Hi all, we design an NPU for our SOC which is not like VTA, how should we do to run TVM on this AI core? this NPU has its own ISA, but we have not yet implemented any LLVM backend for it. anyone can give the suggestion(guide) that the main steps(tasks) to enable TVM running on the chip? Thanks for any reply!
I assume you don’t have your own NPU accelerate library, so you couldn’t go TVM BYOC.
Firstly, you should implement your own quantization algorithm based on your NPU (not all operation / data type could be provided on your NPU, like int64)
Secondly, you should consider provide your own relay graph passes for better support on your chip (for example, your NPU have some restrict on operator support / your NPU have own data layout support and so on)
Thirdly, you should implement your NPU’s TVM passes and (maybe) your own schedule primitive (for example your NPU own memory memory hierarchy)
Fourthly, you should complete code generation. You mention you don’t have LLVM BE currently. All right, you should consider implement your own code generation for TIR (for example emit assembly instruction directly).
Fifthly, you should communicate with NPU driver team and co-design API so that we know how to load the compiled binary. This will impact how we design or change TVM runtime component to suit for your NPU.
Thanks for your reply so much! But I’m a little confused about your answer, sorry for my ignorance about DNN compiler.

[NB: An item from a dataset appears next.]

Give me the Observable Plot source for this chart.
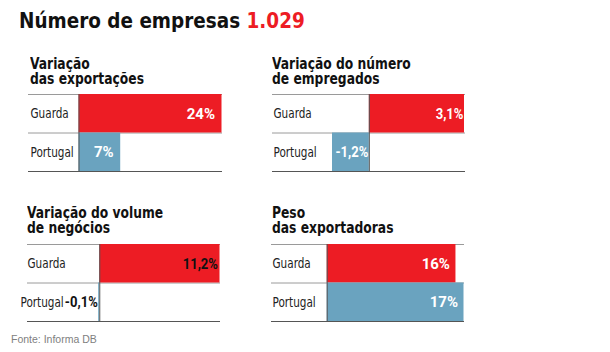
<!DOCTYPE html>
<html><head><meta charset="utf-8">
<script src="https://cdn.jsdelivr.net/npm/d3@7"></script>
<script src="https://cdn.jsdelivr.net/npm/@observablehq/plot@0.6"></script>
<style>
body{margin:0;background:#fff;}
#chart{position:relative;width:610px;height:352px;overflow:hidden;background:#fff;font-family:"DejaVu Sans Condensed","DejaVu Sans",sans-serif;}
.title{position:absolute;left:19px;top:6px;font-size:22px;font-weight:bold;line-height:30px;height:30px;color:#111;white-space:nowrap;transform:scaleX(0.93);transform-origin:0 0;}
.title span{color:#ED1C24}
.pline{position:absolute;font-size:15px;font-weight:bold;line-height:15px;height:15px;color:#111;white-space:nowrap;transform:scaleX(0.912);transform-origin:0 0;}
.panel{position:absolute}
.src{position:absolute;left:11px;top:333px;font-family:"Liberation Sans",Arial,sans-serif;font-size:10.5px;color:#808080;white-space:nowrap}
</style></head><body><div id="chart"></div>
<script>
const headline = "Número de empresas";
const empresas = "1.029";
const source = "Fonte: Informa DB";
const categories = ["Guarda", "Portugal"];
const seriesColors = ["#ED1C24", "#6AA3BF"];
const panelTitles = [
  ["Variação", "das exportações"],
  ["Variação do número", "de empregados"],
  ["Variação do volume", "de negócios"],
  ["Peso", "das exportadoras"]
];
const exportacoes = [24, 7];
const empregados = [3.1, -1.2];
const negocios = [11.2, -0.1];
const pesoExportadoras = [16, 17];

const chart = document.getElementById("chart");
const catFont = '"DejaVu Sans Condensed","DejaVu Sans",sans-serif';
const valFont = 'Roboto,"DejaVu Sans Condensed",sans-serif';

const t = document.createElement("div");
t.className = "title";
t.innerHTML = headline + " <span>" + empresas + "</span>";
chart.appendChild(t);

const fmt = v => String(v).replace(".", ",") + "%";

const panels = [
  {values: exportacoes, left: 28, top: 93, width: 194, ml: 0, range: [50.5, 193.5], tl: 30, tt: 57, labelFill: "#fff", labelDx: -7, catDx: [2, 2]},
  {values: empregados, left: 272, top: 93, width: 193, ml: 0, range: [60, 192], tl: 272, tt: 57, labelFill: "#fff", labelDx: -1, catDx: [1, 1]},
  {values: negocios, left: 18, top: 243, width: 202, ml: 9, range: [80.2, 201.5], tl: 27, tt: 206, labelFill: "#111", labelDx: -2, catDx: [0, -7]},
  {values: pesoExportadoras, left: 271, top: 243, width: 193, ml: 0, range: [55.7, 192.5], tl: 272, tt: 206, labelFill: "#fff", labelDx: -6, catDx: [1, 1]}
];

panels.forEach((cfg, p) => {
  panelTitles[p].forEach((line, k) => {
    const pt = document.createElement("div");
    pt.className = "pline";
    pt.style.left = cfg.tl + "px";
    pt.style.top = (cfg.tt + 15 * k) + "px";
    pt.textContent = line;
    chart.appendChild(pt);
  });

  const rows = categories.map((c, i) => ({cat: c, value: cfg.values[i], i}));
  const n = categories.length;
  const svg = Plot.plot({
    width: cfg.width, height: 79,
    marginTop: 1, marginBottom: 1, marginLeft: cfg.ml, marginRight: 0,
    x: {domain: d3.extent([0, ...cfg.values]), range: cfg.range, axis: null},
    y: {domain: [0, n], range: [1, 78], axis: null},
    color: {domain: categories, range: seriesColors},
    style: {fontFamily: catFont, background: "transparent", overflow: "visible"},
    marks: [
      Plot.ruleY(d3.range(n), {stroke: "#9a9a9a"}),
      Plot.ruleY([n], {stroke: "#555"}),
      Plot.rect(rows, {x1: 0, x2: "value", y1: "i", y2: d => d.i + 1, fill: "cat"}),
      Plot.ruleX([0], {y1: 0, y2: n, stroke: "#555"}),
      ...rows.map((r, k) => Plot.text([r], {frameAnchor: "left", y: d => d.i + 0.5, text: "cat", dx: cfg.catDx[k], fill: "#222", fontSize: 14})),
      Plot.text(rows, {x: d => Math.max(0, d.value), y: d => d.i + 0.5, text: d => fmt(d.value), textAnchor: "end", dx: cfg.labelDx, fill: cfg.labelFill, fontWeight: "bold", fontSize: 15, fontFamily: valFont})
    ]
  });
  const wrap = document.createElement("div");
  wrap.className = "panel";
  wrap.style.left = cfg.left + "px";
  wrap.style.top = cfg.top + "px";
  wrap.appendChild(svg);
  chart.appendChild(wrap);

  // condense glyphs horizontally (about each label's anchor) to mimic the narrow newspaper typeface
  svg.querySelectorAll("text").forEach(el => {
    const s = el.textContent;
    let f = 1;
    if (categories.includes(s)) f = 0.83;
    else if (s.includes(",")) f = 0.87;
    if (f === 1) return;
    el.setAttribute("transform", (el.getAttribute("transform") || "") + ` scale(${f},1)`);
  });
});

const s = document.createElement("div");
s.className = "src";
s.textContent = source;
chart.appendChild(s);
</script></body></html>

Firstly, you should implement your own quantization algorithm…
what’s mean about “quantization algorithm”, and what for?
- Is there any prject or example about adding new backend for reference? Thanks again!
See this blog post about BYOC: How to Bring Your Own Codegen to TVM
For more examples, you can search “BYOC” in pull request titles of the upstream TVM. Usually the PR with title
[BYOC] XXX integration is the one that introduces a new backend.
thanks for your suggestion! I will read the tvm source code for more information.
Thanks for your reply!
Could you please give some clue that which functions are related to code generation for TIR, or is there any example in current tvm source code project?
@chiuchiu ， Hello， have you solved this problem? I want to get some suggestions
Hello, We are also working on this. Perhaps we can discuss and learn this progress together?
I apologize for missing this thread earlier, but if you guys have some common questions, it would be great for us to collect them to help us improve our documents. if you guys have specific questions here–i’ll try to answer them–so that we can begin building better documentation for folks in your position.
Hi, thank you very much for your willingness to help. I will illustrate my situation and clarifiy some problems others may also have.
My task and our DSP chip: I am trying to bring a self-designed DSP chip into TVM. The chip itself is based on SIMD and VLIW, and cooperates with an ARM cpu which is capable of running linux. As the backend, we have an IR implementation and corresponding tool to gengerate machine code from the IR (not realized using llvm). A runtime library has also been developed for dispatching tasks.
My plan: After some invesgation (the discussions in the community is helpful), I find the BYOC is not suitable for my situation. Because our dsp does not have a high-performance op-complier and I want to use the auto-scheduler compoment in TVM. So I think I need to bring our DSP into TVM just like GPU.
The entire project mainly contains three parts:
Bring our complier into tvm. To realize this, we need to translate the complied tir into our IR representation, and we are reading the source code (especially codegen_llvm.cc) to understand how to transform tir to another IR. We have least problems in this part.
Optimize both function-level and op-level passes. We are now analyzing the functions of these passes and trying to figure out whether a pass is applicable on our DSP. As the first setp, we intend to only keep the necessary passes to transform relay into tir (to get through the process from DL models to machine code asap combined with our task 1), and then add DSP-related optimization passes one by one. In this task, a lite pass sequence which does little optimization is very helpful.
The runtime part. Once we have finished the first two parts, the last thing left is the runtime system. We know we need to realize the device api interface and runtime module just like the GPU (GPU cuda runtime ). We are studying the code (the multi-thread part is a little confusing) and more detailed documation is welcomed.
As a summary, except BYOC, I haven’t found a detailed document about how to bring a new device into TVM like GPU. I think the most needed information of us (device producers) in such a document is the clear steps, including what we need to realize in each part and where these parts lie in the tvm. I believe such a document will do great benefit and expand the ecosystem of tvm thourgh attracting more chip vendors.
@shiy10 thanks for the information and apologies for the lack of documentation. However, I think you guys seem to be on the right track here.
With regards to the middle piece: this reminds me a bit of the Ethos-U work, where BYOC was also insufficient because it did not allow use of compiler passes or automation. For that work, a BYOC-like flow was recently added which allows folks to customize the Relay-to-TIR transformation and the TIR-to-machine-code transformations while still allowing core compiler passes to operate on the TIR. And, the standard Relay-to-TIR pass was extracted into TECompiler. You may have already seen this, but wanted to point it out here in case you haven’t.